> _STATED GOAL_
Pictures do not belong in your copy. Repeat all the other data exactly.

> _RECORDED DATA_
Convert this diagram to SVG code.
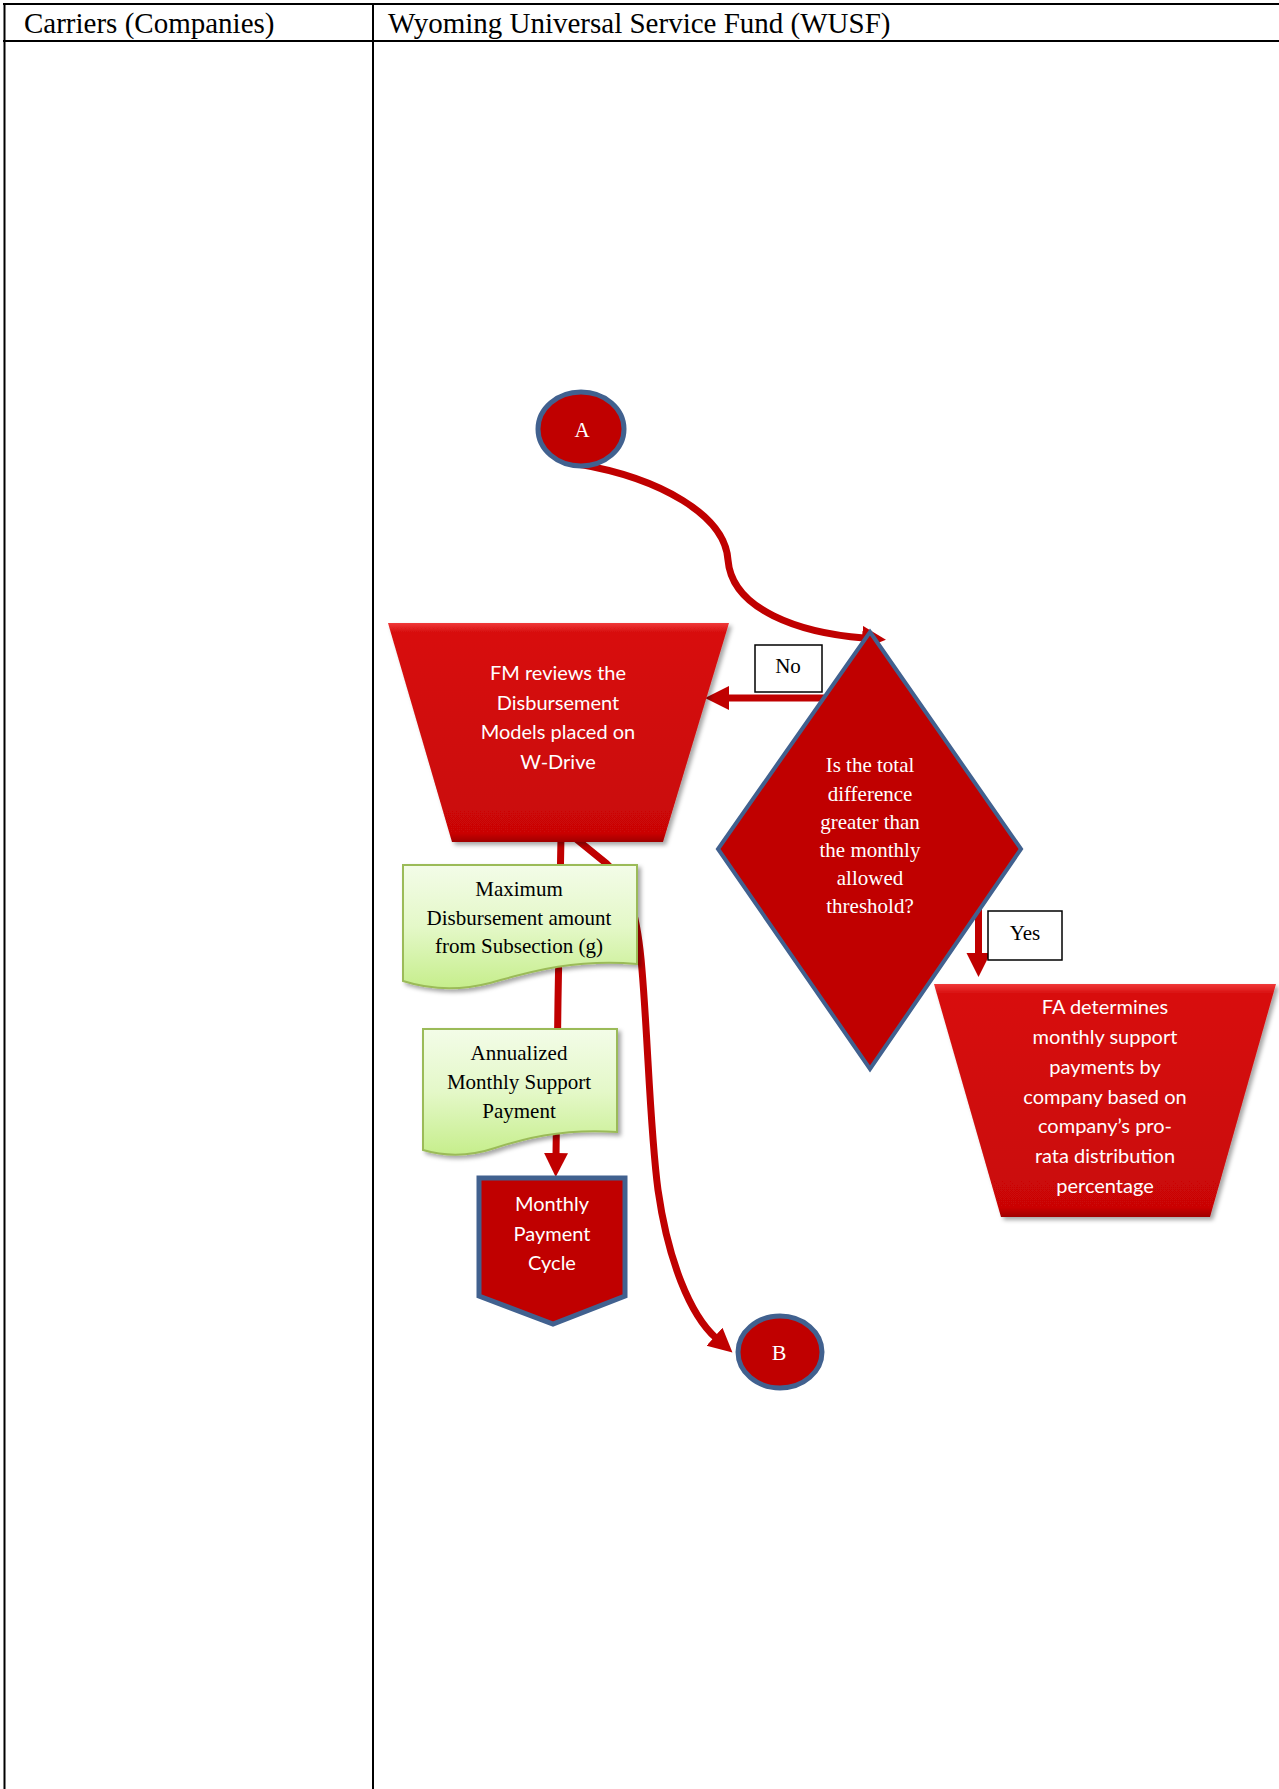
<svg xmlns="http://www.w3.org/2000/svg" width="1279" height="1789" viewBox="0 0 1279 1789">
<style>
.grid{stroke:#000;stroke-width:2;fill:none}
.hdr{font-family:"Liberation Serif","Times New Roman",serif;font-size:29px;fill:#000}
.serif{font-family:"Liberation Serif","Times New Roman",serif;font-size:21px;text-anchor:middle}
.sans{font-family:Lato,"Open Sans",sans-serif;font-size:20px;text-anchor:middle;fill:#fff}
.white{fill:#fff}
.black{fill:#000}
.conn{fill:none;stroke:#C00000;stroke-width:7}
.circ{fill:#C00000;stroke:#41618F;stroke-width:5}
.dia{fill:#C00000;stroke:#41618F;stroke-width:4}
.trap{fill:url(#redGrad);filter:url(#shadow)}
.doc{fill:url(#greenGrad);stroke:#9BBB59;stroke-width:2;filter:url(#shadow)}
.lbl{fill:#fff;stroke:#000;stroke-width:1.5}
</style>
<defs>
<linearGradient id="redGrad" x1="0" y1="0" x2="0" y2="1">
<stop offset="0" stop-color="#F03A3A"/>
<stop offset="0.04" stop-color="#D81010"/>
<stop offset="0.5" stop-color="#D00A0A"/>
<stop offset="0.96" stop-color="#CA0606"/>
<stop offset="1" stop-color="#A00000"/>
</linearGradient>
<linearGradient id="greenGrad" x1="0" y1="0" x2="0" y2="1">
<stop offset="0" stop-color="#F3FCE8"/>
<stop offset="0.5" stop-color="#E4F8C8"/>
<stop offset="1" stop-color="#C6EE8C"/>
</linearGradient>
<filter id="shadow" x="-10%" y="-10%" width="125%" height="125%">
<feDropShadow dx="3" dy="3" stdDeviation="2" flood-color="#000" flood-opacity="0.35"/>
</filter>
<marker id="arrow" markerUnits="userSpaceOnUse" markerWidth="26" markerHeight="26" refX="2" refY="12" orient="auto">
<path d="M0,0 L24,12 L0,24 Z" fill="#C00000"/>
</marker>
</defs>

<g id="table">
<line class="grid" x1="3" y1="4" x2="1279" y2="4"/>
<line class="grid" x1="3" y1="41" x2="1279" y2="41"/>
<line class="grid" x1="4.5" y1="3" x2="4.5" y2="1789"/>
<line class="grid" x1="373" y1="3" x2="373" y2="1789"/>
<text class="hdr" x="24" y="33">Carriers (Companies)</text>
<text class="hdr" x="388" y="33">Wyoming Universal Service Fund (WUSF)</text>
</g>

<g id="connectors">
<path class="conn" d="M578,464 C660,478 725,515 728,560 C732,610 800,633 864,638" marker-end="url(#arrow)"/>
<path class="conn" d="M840,698 L727,698" marker-end="url(#arrow)"/>
<path class="conn" d="M978.5,905 L978.5,955" marker-end="url(#arrow)"/>
<path class="conn" d="M561,836 L558,1000 L556,1155" marker-end="url(#arrow)"/>
<path class="conn" d="M575,838 L607,864 C630,885 638,920 642,970 C648,1040 650,1130 658,1190 C668,1260 690,1315 716,1338" marker-end="url(#arrow)"/>
</g>

<g id="nodeA">
<ellipse class="circ" cx="581" cy="429" rx="43" ry="37"/>
<text class="serif white" x="582" y="437">A</text>
</g>

<g id="nodeFM">
<polygon class="trap" points="388,623 729,623 663,842 452,842"/>
<text class="sans" x="558" y="680">FM reviews the</text>
<text class="sans" x="558" y="710">Disbursement</text>
<text class="sans" x="558" y="739">Models placed on</text>
<text class="sans" x="558" y="769">W-Drive</text>
</g>

<g id="labelNo">
<rect class="lbl" x="755" y="645" width="67" height="47"/>
<text class="serif black" x="788" y="673">No</text>
</g>

<g id="nodeDecision">
<polygon class="dia" points="870,632 1021,849 870,1069 718,849"/>
<text class="serif white" x="870" y="772">Is the total</text>
<text class="serif white" x="870" y="801">difference</text>
<text class="serif white" x="870" y="829">greater than</text>
<text class="serif white" x="870" y="857">the monthly</text>
<text class="serif white" x="870" y="885">allowed</text>
<text class="serif white" x="870" y="913">threshold?</text>
</g>

<g id="labelYes">
<rect class="lbl" x="988" y="911" width="74" height="49"/>
<text class="serif black" x="1025" y="940">Yes</text>
</g>

<g id="nodeFA">
<polygon class="trap" points="934,984 1276,984 1210,1217 1001,1217"/>
<text class="sans" x="1105" y="1014">FA determines</text>
<text class="sans" x="1105" y="1044">monthly support</text>
<text class="sans" x="1105" y="1074">payments by</text>
<text class="sans" x="1105" y="1104">company based on</text>
<text class="sans" x="1105" y="1133">company’s pro-</text>
<text class="sans" x="1105" y="1163">rata distribution</text>
<text class="sans" x="1105" y="1193">percentage</text>
</g>

<g id="docMax">
<path class="doc" d="M403,865 H637 V964 C570,958 520,975 490,983 C455,992 425,988 403,981 Z"/>
<text class="serif black" x="519" y="896">Maximum</text>
<text class="serif black" x="519" y="925">Disbursement amount</text>
<text class="serif black" x="519" y="953">from Subsection (g)</text>
</g>

<g id="docAnnual">
<path class="doc" d="M423,1029 H617 V1132 C560,1128 520,1140 495,1148 C465,1158 440,1155 423,1150 Z"/>
<text class="serif black" x="519" y="1060">Annualized</text>
<text class="serif black" x="519" y="1089">Monthly Support</text>
<text class="serif black" x="519" y="1118">Payment</text>
</g>

<g id="nodeMPC">
<path class="circ" d="M479,1178 H625 V1296 L553,1324 L479,1296 Z"/>
<text class="sans" x="552" y="1211">Monthly</text>
<text class="sans" x="552" y="1241">Payment</text>
<text class="sans" x="552" y="1270">Cycle</text>
</g>

<g id="nodeB">
<ellipse class="circ" cx="780" cy="1352" rx="42" ry="36"/>
<text class="serif white" x="779" y="1360" style="font-size:22px">B</text>
</g>
</svg>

> _RESPONSE BELOW_
Convert this diagram to SVG code.
<svg xmlns="http://www.w3.org/2000/svg" width="1279" height="1789" viewBox="0 0 1279 1789">
<style>
.grid{stroke:#000;stroke-width:2;fill:none}
.hdr{font-family:"Liberation Serif","Times New Roman",serif;font-size:29px;fill:#000}
.serif{font-family:"Liberation Serif","Times New Roman",serif;font-size:21px;text-anchor:middle}
.sans{font-family:Lato,"Open Sans",sans-serif;font-size:20px;text-anchor:middle;fill:#fff}
.white{fill:#fff}
.black{fill:#000}
.conn{fill:none;stroke:#C00000;stroke-width:7}
.circ{fill:#C00000;stroke:#41618F;stroke-width:5}
.dia{fill:#C00000;stroke:#41618F;stroke-width:4}
.trap{fill:url(#redGrad);filter:url(#shadow)}
.doc{fill:url(#greenGrad);stroke:#9BBB59;stroke-width:2;filter:url(#shadow)}
.lbl{fill:#fff;stroke:#000;stroke-width:1.5}
</style>
<defs>
<linearGradient id="redGrad" x1="0" y1="0" x2="0" y2="1">
<stop offset="0" stop-color="#F03A3A"/>
<stop offset="0.04" stop-color="#D81010"/>
<stop offset="0.5" stop-color="#D00A0A"/>
<stop offset="0.96" stop-color="#CA0606"/>
<stop offset="1" stop-color="#A00000"/>
</linearGradient>
<linearGradient id="greenGrad" x1="0" y1="0" x2="0" y2="1">
<stop offset="0" stop-color="#F3FCE8"/>
<stop offset="0.5" stop-color="#E4F8C8"/>
<stop offset="1" stop-color="#C6EE8C"/>
</linearGradient>
<filter id="shadow" x="-10%" y="-10%" width="125%" height="125%">
<feDropShadow dx="3" dy="3" stdDeviation="2" flood-color="#000" flood-opacity="0.35"/>
</filter>
<marker id="arrow" markerUnits="userSpaceOnUse" markerWidth="26" markerHeight="26" refX="2" refY="12" orient="auto">
<path d="M0,0 L24,12 L0,24 Z" fill="#C00000"/>
</marker>
</defs>

<g id="table">
<line class="grid" x1="3" y1="4" x2="1279" y2="4"/>
<line class="grid" x1="3" y1="41" x2="1279" y2="41"/>
<line class="grid" x1="4.5" y1="3" x2="4.5" y2="1789"/>
<line class="grid" x1="373" y1="3" x2="373" y2="1789"/>
<text class="hdr" x="24" y="33">Carriers (Companies)</text>
<text class="hdr" x="388" y="33">Wyoming Universal Service Fund (WUSF)</text>
</g>

<g id="connectors">
<path class="conn" d="M578,464 C660,478 725,515 728,560 C732,610 800,633 864,638" marker-end="url(#arrow)"/>
<path class="conn" d="M840,698 L727,698" marker-end="url(#arrow)"/>
<path class="conn" d="M978.5,905 L978.5,955" marker-end="url(#arrow)"/>
<path class="conn" d="M561,836 L558,1000 L556,1155" marker-end="url(#arrow)"/>
<path class="conn" d="M575,838 L607,864 C630,885 638,920 642,970 C648,1040 650,1130 658,1190 C668,1260 690,1315 716,1338" marker-end="url(#arrow)"/>
</g>

<g id="nodeA">
<ellipse class="circ" cx="581" cy="429" rx="43" ry="37"/>
<text class="serif white" x="582" y="437">A</text>
</g>

<g id="nodeFM">
<polygon class="trap" points="388,623 729,623 663,842 452,842"/>
<text class="sans" x="558" y="680">FM reviews the</text>
<text class="sans" x="558" y="710">Disbursement</text>
<text class="sans" x="558" y="739">Models placed on</text>
<text class="sans" x="558" y="769">W-Drive</text>
</g>

<g id="labelNo">
<rect class="lbl" x="755" y="645" width="67" height="47"/>
<text class="serif black" x="788" y="673">No</text>
</g>

<g id="nodeDecision">
<polygon class="dia" points="870,632 1021,849 870,1069 718,849"/>
<text class="serif white" x="870" y="772">Is the total</text>
<text class="serif white" x="870" y="801">difference</text>
<text class="serif white" x="870" y="829">greater than</text>
<text class="serif white" x="870" y="857">the monthly</text>
<text class="serif white" x="870" y="885">allowed</text>
<text class="serif white" x="870" y="913">threshold?</text>
</g>

<g id="labelYes">
<rect class="lbl" x="988" y="911" width="74" height="49"/>
<text class="serif black" x="1025" y="940">Yes</text>
</g>

<g id="nodeFA">
<polygon class="trap" points="934,984 1276,984 1210,1217 1001,1217"/>
<text class="sans" x="1105" y="1014">FA determines</text>
<text class="sans" x="1105" y="1044">monthly support</text>
<text class="sans" x="1105" y="1074">payments by</text>
<text class="sans" x="1105" y="1104">company based on</text>
<text class="sans" x="1105" y="1133">company’s pro-</text>
<text class="sans" x="1105" y="1163">rata distribution</text>
<text class="sans" x="1105" y="1193">percentage</text>
</g>

<g id="docMax">
<path class="doc" d="M403,865 H637 V964 C570,958 520,975 490,983 C455,992 425,988 403,981 Z"/>
<text class="serif black" x="519" y="896">Maximum</text>
<text class="serif black" x="519" y="925">Disbursement amount</text>
<text class="serif black" x="519" y="953">from Subsection (g)</text>
</g>

<g id="docAnnual">
<path class="doc" d="M423,1029 H617 V1132 C560,1128 520,1140 495,1148 C465,1158 440,1155 423,1150 Z"/>
<text class="serif black" x="519" y="1060">Annualized</text>
<text class="serif black" x="519" y="1089">Monthly Support</text>
<text class="serif black" x="519" y="1118">Payment</text>
</g>

<g id="nodeMPC">
<path class="circ" d="M479,1178 H625 V1296 L553,1324 L479,1296 Z"/>
<text class="sans" x="552" y="1211">Monthly</text>
<text class="sans" x="552" y="1241">Payment</text>
<text class="sans" x="552" y="1270">Cycle</text>
</g>

<g id="nodeB">
<ellipse class="circ" cx="780" cy="1352" rx="42" ry="36"/>
<text class="serif white" x="779" y="1360" style="font-size:22px">B</text>
</g>
</svg>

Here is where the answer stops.